O Decreto-Lei 667/69 ampliou o controle do Exército sobre as Polícias Militares, mas manteve inalterado seu papel na manutenção da ordem pública. O comando das corporações continuou sendo exercido por oficiais do Exército, na forma do artigo 5º do Decreto-Lei 317, que teve sua redação mantida na nova norma, no seu artigo 6º.
                O decreto-lei 667/69, de 2 de junho de 1969 estabelecia a função da Polícia Militar, sendo essa o exercício do Policiamento Ostensivo. Porém, naquela época em muitos Estados existia Guarda Civil que também fazia policiamento ostensivo. O Decreto-Lei nº 1.072 (de 30 de dezembro de 1969) deu nova redação ao art. 3º, letra “a”, do Decreto- lei 667 definindo que a competência para o exercício do policiamento ostensivo era exclusividade da Polícia Militar. A mesma norma facultou às Policias Militares absorver o efetivo das Guardas Civis
O advento da Lei da Anistia, em 1979, e o conseqüente início do processo de abertura política, mesmo que ainda de forma muito tímida, concorreu para também iniciar uma atenuação no rigor do controle exercido pela IGPM. Em 1983, o Decreto-Lei 667 foi modificado pelo Decreto-Lei 2010, de 12 de janeiro de 1983, que abriu maior possibilidade de as Polícias Militares serem comandadas por oficiais da própria corporação:

Art. 6º - O Comando das Polícias Militares será exercido, em princípio, por oficial da ativa, do último posto, da própria Corporação. (Redação dada pelo Decreto-Lei nº. 2010 de 12.1.1983)
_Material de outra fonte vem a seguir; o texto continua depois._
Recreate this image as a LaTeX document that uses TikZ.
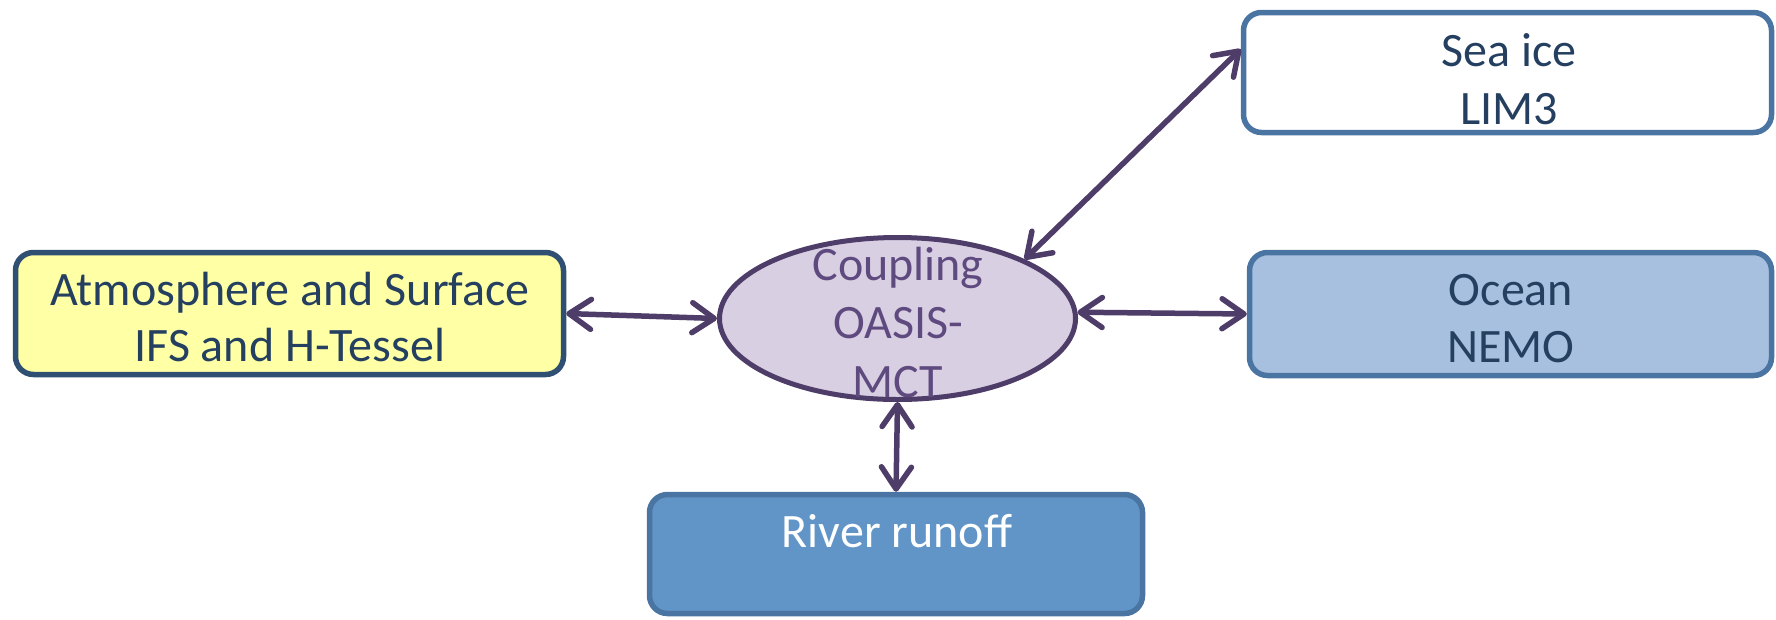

§ 1º - O provimento do cargo de Comandante será feito por ato dos Governadores de Estado e de Territórios e do Distrito Federal, após ser o nome indicado aprovado pelo Ministro de Estado do Exército, observada a formação profissional do oficial para o exercício de Comando. (Redação dada pelo Decreto-Lei nº. 2010 de 12.1.1983)
§ 2º - O Comando das Polícias Militares poderá, também, ser exercido por General-de-Brigada da Ativa do Exército ou por oficial superior combatente da ativa, preferentemente do posto de Tenente-Coronel ou Coronel, proposto ao Ministro do Exército pelos Governadores de Estado e de Territórios e do Distrito Federal.